In the first instance, the user can simply collect trials and sessions as they want – either through the current search mechanisms, or through a series of new tools that we are creating to sit with the Old Bailey API, which we are calling the Newgate Commons.  These can then sit in Zotero, for both analysis, and easy citation, when you eventually come to write up the results.

You can then use this as the basis for analysis using TAPoR Tools:

Datamining With Criminal Intent, 22 February 2010, slide 3

Datamining With Criminal Intent, 22 February 2010, slide 4

Frequency measures, proximity, word distribution graphs can all be invoked, with the metadata embedded within the original text, allowing measures of change over time, and between different types of trials or content to be quickly compared.

Or, through Voyeur, you can apply visualisations including wordle like clouds – which again can be separated out using the basic metadata for cross comparison and analysis.

And finally, the study collections with their metadata will be available for mash-ups.

Datamining With Criminal Intent, 22 February 2010, slide 5

At the moment, while Old Bailey place names are tagged, they aren’t geo-referenced, and this is  the next job.

At the end of the day, all we are really doing is bringing together the largest body of historical text we know, with the tools historians are increasingly comfortable with.  We will then have a serious go at applying them, and using them to write some history – history  of the sort that changes what people think they can do.

Datamining With Criminal Intent, 22 February 2010, slide 6

Voyeur and Old Bailey

April 15th, 2010
Screen Shot

Screen shot of Voyeur with Old Bailey data

With Criminal Intent has connected Voyeur with the Old Bailey Online project in a preliminary prototype.

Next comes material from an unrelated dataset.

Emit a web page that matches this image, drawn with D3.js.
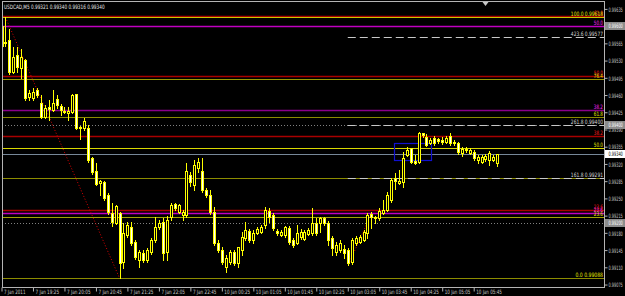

Click here to try Voyeur with a subset of the full Old Bailey Corpus.

ComputerWorld Canada story on Criminal Intent project

April 9th, 2010

ComputerWorld Canada has published a story on the Data Mining With Criminal Intent project, U of A text mining project could help businesses (Rafael Ruffolo, March 25, 2010 for ComputerWorld Canada.) Canadian participant Geoffrey Rockwell is quoted to the effect that,

“instead of looking for a needle in the haystack, an effective text mining tool will try and show you the shape of the haystack and tell you the words you might want to find.”

Datamining with Criminal Intent

April 9th, 2010

Background

Over the past few decades scholars have increasingly used court records to illuminate historical themes in novel ways. The published Proceedings of the Old Bailey have been a fertile source for scholars working in these varied traditions, allowing them to use both qualitative and quantitative approaches to the evolution of the criminal justice system, of interpersonal relationships and human behaviour more generally. But, despite the fact that 120 million words of court transcripts published in the Proceedings are now available online in a structured and searchable form, historians and humanist scholars continue to use these legal records in an essentially iterative and traditional manner; and largely failing to take full advantage of the variety of forms of analysis the Proceeding’s online format allow. At the same time, in Zotero, a popular environment for managing online scholarship has been created that allows humanists to collect, index and manipulate large amounts of text; while in TAPoR Tools, a range of facilities for the quantitative analysis of text, has been piloted and tested. By bringing together in one seamless online environment, the text of the Proceedings, the functionality of Zotero and the tools created by TAPoR, this project will allow scholars to take new approaches to this old source.

This project will create an intellectual exemplar for the role of data mining in an important historical discipline–the history of crime–and illustrate how the fundamental conundrums of historical research on large bodies of text that have dogged humanist research over the last forty years might be addressed. By allowing the analysis and statistical representation of the types of language used in court and how it changed over time, and by comparing these `data mined´ patterns to those found in tagged data “With Criminal Intent” will achieve three things. First, a whole new way of charting changes in crime reporting and prosecution will be created; second, a new methodology for the consistent discovery of related descriptions will be benchmarked, and finally a working model of how large corpora can be handled online and in a distributed fashion, will be demonstrated. The significance of this project therefore runs beyond the discipline of the history of crime, and addresses historical scholarship more broadly, and scholarly engagement with large corpora.
Aims and Objectives

This project aims to demonstrate that greater historical rigour can be achieved, and new insights gained through the application of data mining and statistical analysis to large bodies of primary sources such as the The Proceedings of the Old Bailey. Given the availability and power of modern text mining techniques and the fact that the Proceedings have already been optimized for use with these techniques, we believe that by building on the success of previous work, this project will change the research paradigm. In the process, it will allow the end user, scholars and students, to experience the three separate components of this project (the Proceedings, Zotero and TAPoR tools) as a single seamless resource. To achieve this aim, we need to reach three specific objectives:

  1. The creation of Newgate Commons: a new form of interface for the Old Bailey Proceedings that supplements the current search interfaces. The Newgate Commons will allow scholars to use mining and clustering techniques to identify, collect and work with, sets of relevant trials and related texts, and to extract them for further study with other tools. The interface will also make it easy for users to train machine learning `agents´ to help identify patterns in the text (and underlying account of prosecutions and punishments) of interest to the researcher.
  2. The modification of Zotero Virtual Collections,the Zotero bibliographic reference management tool, so it can be used to manage the collections of documents created within the Newgate Commons and call upon full texts only when needed.
  3. Voyeur Analytics: the project will connect Zotero to analytical tools designed by the TAPoR project to work on large collections, including the Voyeur toolset for analysis and visualization. The emphasis throughout will be on extending existing tools as needed to allow researchers to navigate between them seamlessly and to use Zotero as a hub from which to manage large study collections. In the process we will create the potential to analyze and visualize change over time in a way that goes beyond current historical methodologies, illuminating the relationship between text and event in new ways.